-- Start of DATASET EXTRACT --

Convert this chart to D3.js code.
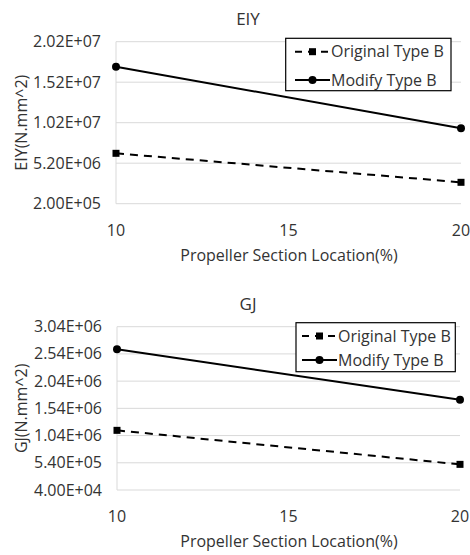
<!DOCTYPE html>
<html>
<head>
<meta charset="utf-8">
<script src="https://cdn.jsdelivr.net/npm/d3@7"></script>
<style>
  html, body { margin: 0; padding: 0; background: #fff; }
  text { font-family: "Open Sans", sans-serif; fill: #333; }
</style>
</head>
<body>
<svg id="chart" width="470" height="555"></svg>
<script>
// Section locations along the propeller (%)
const sectionLocations = [10, 20];
const xTickValues = [10, 15, 20];

// Bending stiffness EIY (N.mm^2)
const eiyOriginal = [6.42e6, 2.84e6];
const eiyModify = [1.711e7, 9.51e6];
const eiyTicks = [2.0e5, 5.2e6, 1.02e7, 1.52e7, 2.02e7];

// Torsional stiffness GJ (N.mm^2)
const gjOriginal = [1.136e6, 5.11e5];
const gjModify = [2.625e6, 1.698e6];
const gjTicks = [4.0e4, 5.4e5, 1.04e6, 1.54e6, 2.04e6, 2.54e6, 3.04e6];

const seriesNames = ["Original Type B", "Modify Type B"];

// Excel-style scientific notation, e.g. 2.02E+07
function sci(v) {
  const [m, e] = v.toExponential(2).split("e");
  const n = Math.abs(+e);
  return m + "E" + (+e < 0 ? "-" : "+") + (n < 10 ? "0" + n : n);
}

const svg = d3.select("#chart");
const FS = 16;

function drawPanel(cfg) {
  const g = svg.append("g");
  const x = d3.scaleLinear().domain([10, 20]).range([cfg.left, cfg.right]);
  const y = d3.scaleLinear()
    .domain([d3.min(cfg.ticks), d3.max(cfg.ticks)])
    .range([cfg.bottom, cfg.top]);

  // horizontal gridlines
  g.selectAll("line.grid").data(cfg.ticks).join("line")
    .attr("x1", cfg.left).attr("x2", cfg.right)
    .attr("y1", d => y(d)).attr("y2", d => y(d))
    .attr("stroke", "#d9d9d9").attr("stroke-width", 1);
  // left edge of the plot area
  g.append("line")
    .attr("x1", cfg.left).attr("x2", cfg.left)
    .attr("y1", cfg.top).attr("y2", cfg.bottom)
    .attr("stroke", "#d9d9d9");

  // y tick labels
  g.selectAll("text.ytick").data(cfg.ticks).join("text")
    .attr("x", cfg.left - 15).attr("y", d => y(d) + 5.5)
    .attr("text-anchor", "end").attr("font-size", FS)
    .text(sci);

  // x tick labels
  g.selectAll("text.xtick").data(xTickValues).join("text")
    .attr("x", d => x(d)).attr("y", cfg.bottom + 32)
    .attr("text-anchor", "middle").attr("font-size", FS)
    .text(d => d);

  // title
  g.append("text")
    .attr("x", 248).attr("y", cfg.top - 16.5)
    .attr("text-anchor", "middle").attr("font-size", 17)
    .text(cfg.title);

  // axis titles
  g.append("text")
    .attr("x", 289).attr("y", cfg.bottom + 57)
    .attr("text-anchor", "middle").attr("font-size", FS)
    .text("Propeller Section Location(%)");
  g.append("text")
    .attr("transform", `translate(27,${(cfg.top + cfg.bottom) / 2}) rotate(-90)`)
    .attr("text-anchor", "middle").attr("font-size", FS)
    .text(cfg.yTitle);

  const line = d3.line().x((d, i) => x(sectionLocations[i])).y(d => y(d));

  // Original: dashed with square markers
  g.append("path").datum(cfg.original)
    .attr("d", line).attr("fill", "none")
    .attr("stroke", "#000").attr("stroke-width", 2)
    .attr("stroke-dasharray", "8,6");
  g.selectAll("rect.orig").data(cfg.original).join("rect")
    .attr("x", (d, i) => x(sectionLocations[i]) - 3.5)
    .attr("y", d => y(d) - 3.5)
    .attr("width", 7).attr("height", 7).attr("fill", "#000");

  // Modify: solid with round markers
  g.append("path").datum(cfg.modify)
    .attr("d", line).attr("fill", "none")
    .attr("stroke", "#000").attr("stroke-width", 2);
  g.selectAll("circle.mod").data(cfg.modify).join("circle")
    .attr("cx", (d, i) => x(sectionLocations[i]))
    .attr("cy", d => y(d)).attr("r", 4).attr("fill", "#000");

  // legend
  const L = cfg.legend;
  g.append("rect")
    .attr("x", L.x).attr("y", L.y).attr("width", L.w).attr("height", L.h)
    .attr("fill", "#fff").attr("stroke", "#000").attr("stroke-width", 1.2);
  seriesNames.forEach((name, i) => {
    const ry = L.rows[i];
    const sx0 = L.sx, sx1 = L.sx + 35, cx = (sx0 + sx1) / 2;
    g.append("line")
      .attr("x1", sx0).attr("x2", sx1).attr("y1", ry).attr("y2", ry)
      .attr("stroke", "#000").attr("stroke-width", 2)
      .attr("stroke-dasharray", i === 0 ? "7,6" : null);
    if (i === 0) {
      g.append("rect").attr("x", cx - 3.5).attr("y", ry - 3.5)
        .attr("width", 7).attr("height", 7).attr("fill", "#000");
    } else {
      g.append("circle").attr("cx", cx).attr("cy", ry).attr("r", 4).attr("fill", "#000");
    }
    g.append("text")
      .attr("x", sx1 + 1).attr("y", ry + 5.5)
      .attr("font-size", FS)
      .text(name);
  });
}

drawPanel({
  title: "EIY", yTitle: "EIY(N.mm^2)",
  left: 116, right: 461, top: 41.7, bottom: 203.7,
  ticks: eiyTicks, original: eiyOriginal, modify: eiyModify,
  legend: { x: 285.7, y: 38.3, w: 165.3, h: 52.4, sx: 295, rows: [51.7, 80] }
});

drawPanel({
  title: "GJ", yTitle: "GJ(N.mm^2)",
  left: 117, right: 460, top: 326.7, bottom: 490,
  ticks: gjTicks, original: gjOriginal, modify: gjModify,
  legend: { x: 296, y: 322.7, w: 159.3, h: 49, sx: 302, rows: [336, 360] }
});
</script>
</body>
</html>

-- End of DATASET EXTRACT --

TASK DETAILS: Output the material word for word, omitting its pictures.

EXERCISE SOLUTION:
Convert this chart to D3.js code.
<!DOCTYPE html>
<html>
<head>
<meta charset="utf-8">
<script src="https://cdn.jsdelivr.net/npm/d3@7"></script>
<style>
  html, body { margin: 0; padding: 0; background: #fff; }
  text { font-family: "Open Sans", sans-serif; fill: #333; }
</style>
</head>
<body>
<svg id="chart" width="470" height="555"></svg>
<script>
// Section locations along the propeller (%)
const sectionLocations = [10, 20];
const xTickValues = [10, 15, 20];

// Bending stiffness EIY (N.mm^2)
const eiyOriginal = [6.42e6, 2.84e6];
const eiyModify = [1.711e7, 9.51e6];
const eiyTicks = [2.0e5, 5.2e6, 1.02e7, 1.52e7, 2.02e7];

// Torsional stiffness GJ (N.mm^2)
const gjOriginal = [1.136e6, 5.11e5];
const gjModify = [2.625e6, 1.698e6];
const gjTicks = [4.0e4, 5.4e5, 1.04e6, 1.54e6, 2.04e6, 2.54e6, 3.04e6];

const seriesNames = ["Original Type B", "Modify Type B"];

// Excel-style scientific notation, e.g. 2.02E+07
function sci(v) {
  const [m, e] = v.toExponential(2).split("e");
  const n = Math.abs(+e);
  return m + "E" + (+e < 0 ? "-" : "+") + (n < 10 ? "0" + n : n);
}

const svg = d3.select("#chart");
const FS = 16;

function drawPanel(cfg) {
  const g = svg.append("g");
  const x = d3.scaleLinear().domain([10, 20]).range([cfg.left, cfg.right]);
  const y = d3.scaleLinear()
    .domain([d3.min(cfg.ticks), d3.max(cfg.ticks)])
    .range([cfg.bottom, cfg.top]);

  // horizontal gridlines
  g.selectAll("line.grid").data(cfg.ticks).join("line")
    .attr("x1", cfg.left).attr("x2", cfg.right)
    .attr("y1", d => y(d)).attr("y2", d => y(d))
    .attr("stroke", "#d9d9d9").attr("stroke-width", 1);
  // left edge of the plot area
  g.append("line")
    .attr("x1", cfg.left).attr("x2", cfg.left)
    .attr("y1", cfg.top).attr("y2", cfg.bottom)
    .attr("stroke", "#d9d9d9");

  // y tick labels
  g.selectAll("text.ytick").data(cfg.ticks).join("text")
    .attr("x", cfg.left - 15).attr("y", d => y(d) + 5.5)
    .attr("text-anchor", "end").attr("font-size", FS)
    .text(sci);

  // x tick labels
  g.selectAll("text.xtick").data(xTickValues).join("text")
    .attr("x", d => x(d)).attr("y", cfg.bottom + 32)
    .attr("text-anchor", "middle").attr("font-size", FS)
    .text(d => d);

  // title
  g.append("text")
    .attr("x", 248).attr("y", cfg.top - 16.5)
    .attr("text-anchor", "middle").attr("font-size", 17)
    .text(cfg.title);

  // axis titles
  g.append("text")
    .attr("x", 289).attr("y", cfg.bottom + 57)
    .attr("text-anchor", "middle").attr("font-size", FS)
    .text("Propeller Section Location(%)");
  g.append("text")
    .attr("transform", `translate(27,${(cfg.top + cfg.bottom) / 2}) rotate(-90)`)
    .attr("text-anchor", "middle").attr("font-size", FS)
    .text(cfg.yTitle);

  const line = d3.line().x((d, i) => x(sectionLocations[i])).y(d => y(d));

  // Original: dashed with square markers
  g.append("path").datum(cfg.original)
    .attr("d", line).attr("fill", "none")
    .attr("stroke", "#000").attr("stroke-width", 2)
    .attr("stroke-dasharray", "8,6");
  g.selectAll("rect.orig").data(cfg.original).join("rect")
    .attr("x", (d, i) => x(sectionLocations[i]) - 3.5)
    .attr("y", d => y(d) - 3.5)
    .attr("width", 7).attr("height", 7).attr("fill", "#000");

  // Modify: solid with round markers
  g.append("path").datum(cfg.modify)
    .attr("d", line).attr("fill", "none")
    .attr("stroke", "#000").attr("stroke-width", 2);
  g.selectAll("circle.mod").data(cfg.modify).join("circle")
    .attr("cx", (d, i) => x(sectionLocations[i]))
    .attr("cy", d => y(d)).attr("r", 4).attr("fill", "#000");

  // legend
  const L = cfg.legend;
  g.append("rect")
    .attr("x", L.x).attr("y", L.y).attr("width", L.w).attr("height", L.h)
    .attr("fill", "#fff").attr("stroke", "#000").attr("stroke-width", 1.2);
  seriesNames.forEach((name, i) => {
    const ry = L.rows[i];
    const sx0 = L.sx, sx1 = L.sx + 35, cx = (sx0 + sx1) / 2;
    g.append("line")
      .attr("x1", sx0).attr("x2", sx1).attr("y1", ry).attr("y2", ry)
      .attr("stroke", "#000").attr("stroke-width", 2)
      .attr("stroke-dasharray", i === 0 ? "7,6" : null);
    if (i === 0) {
      g.append("rect").attr("x", cx - 3.5).attr("y", ry - 3.5)
        .attr("width", 7).attr("height", 7).attr("fill", "#000");
    } else {
      g.append("circle").attr("cx", cx).attr("cy", ry).attr("r", 4).attr("fill", "#000");
    }
    g.append("text")
      .attr("x", sx1 + 1).attr("y", ry + 5.5)
      .attr("font-size", FS)
      .text(name);
  });
}

drawPanel({
  title: "EIY", yTitle: "EIY(N.mm^2)",
  left: 116, right: 461, top: 41.7, bottom: 203.7,
  ticks: eiyTicks, original: eiyOriginal, modify: eiyModify,
  legend: { x: 285.7, y: 38.3, w: 165.3, h: 52.4, sx: 295, rows: [51.7, 80] }
});

drawPanel({
  title: "GJ", yTitle: "GJ(N.mm^2)",
  left: 117, right: 460, top: 326.7, bottom: 490,
  ticks: gjTicks, original: gjOriginal, modify: gjModify,
  legend: { x: 296, y: 322.7, w: 159.3, h: 49, sx: 302, rows: [336, 360] }
});
</script>
</body>
</html>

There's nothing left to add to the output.